As part of the evaluation of Alabama's CCR program submittal, EPA
reviewed four final State CCR permits issued by ADEM for the following
facilities: Plants Colbert, Gadsden, Greene County, and Gorgas. EPA's
review focused specifically on permits issued to unlined surface
impoundments that have closed or are closing with waste that will
remain in place below the water table, because these units have the
greatest potential to cause significant environmental and human health
effects if mismanaged. EPA limited its review to information in the
permit record (e.g., the Permit Application or information on ADEM's e-
File site) and to information publicly available on each facility's CCR
website, even though the permit record alone should contain all the
information necessary to determine whether the permit is as protective
as the Federal CCR regulations. EPA also did not attempt to catalog
every potential inconsistency between the permits and the Federal CCR
regulations.

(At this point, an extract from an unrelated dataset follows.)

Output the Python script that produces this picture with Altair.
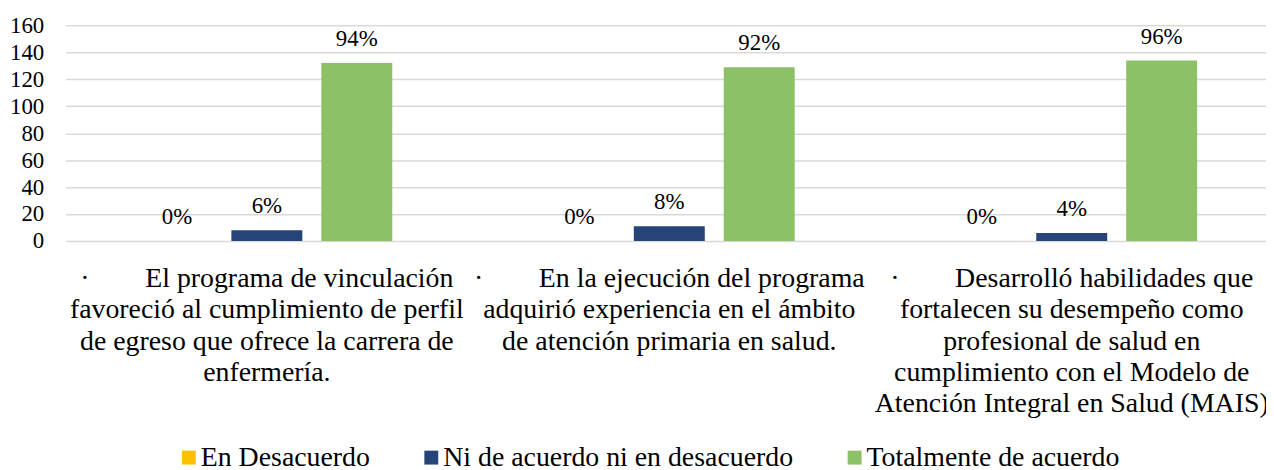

Instead, EPA concentrated on the permits' consistency with
fundamental aspects of the closure, groundwater monitoring, and
corrective action requirements. EPA took this approach because the
purpose of this review is to determine whether Alabama's program meets
the statutory standard for approval, not to reach final conclusions
about an individual facility's compliance with the CCR regulations.
During its review, EPA identified a consistent pattern of ADEM
issuing permits to CCR units that fail to demonstrate compliance with
fundamental requirements in part 257, without requiring the permittees
to take specific actions to bring the units into compliance. EPA also
identified a consistent pattern of ADEM approving documents submitted
by the facilities, such as closure plans, groundwater monitoring plans,
and assessments of corrective measures, even though the submissions
lacked critical information or are otherwise deficient. ADEM also did
not require the permittees to take any action to cure deficiencies in
the permits even where ADEM previously identified the deficiencies and
requested further information prior to issuing the final permits.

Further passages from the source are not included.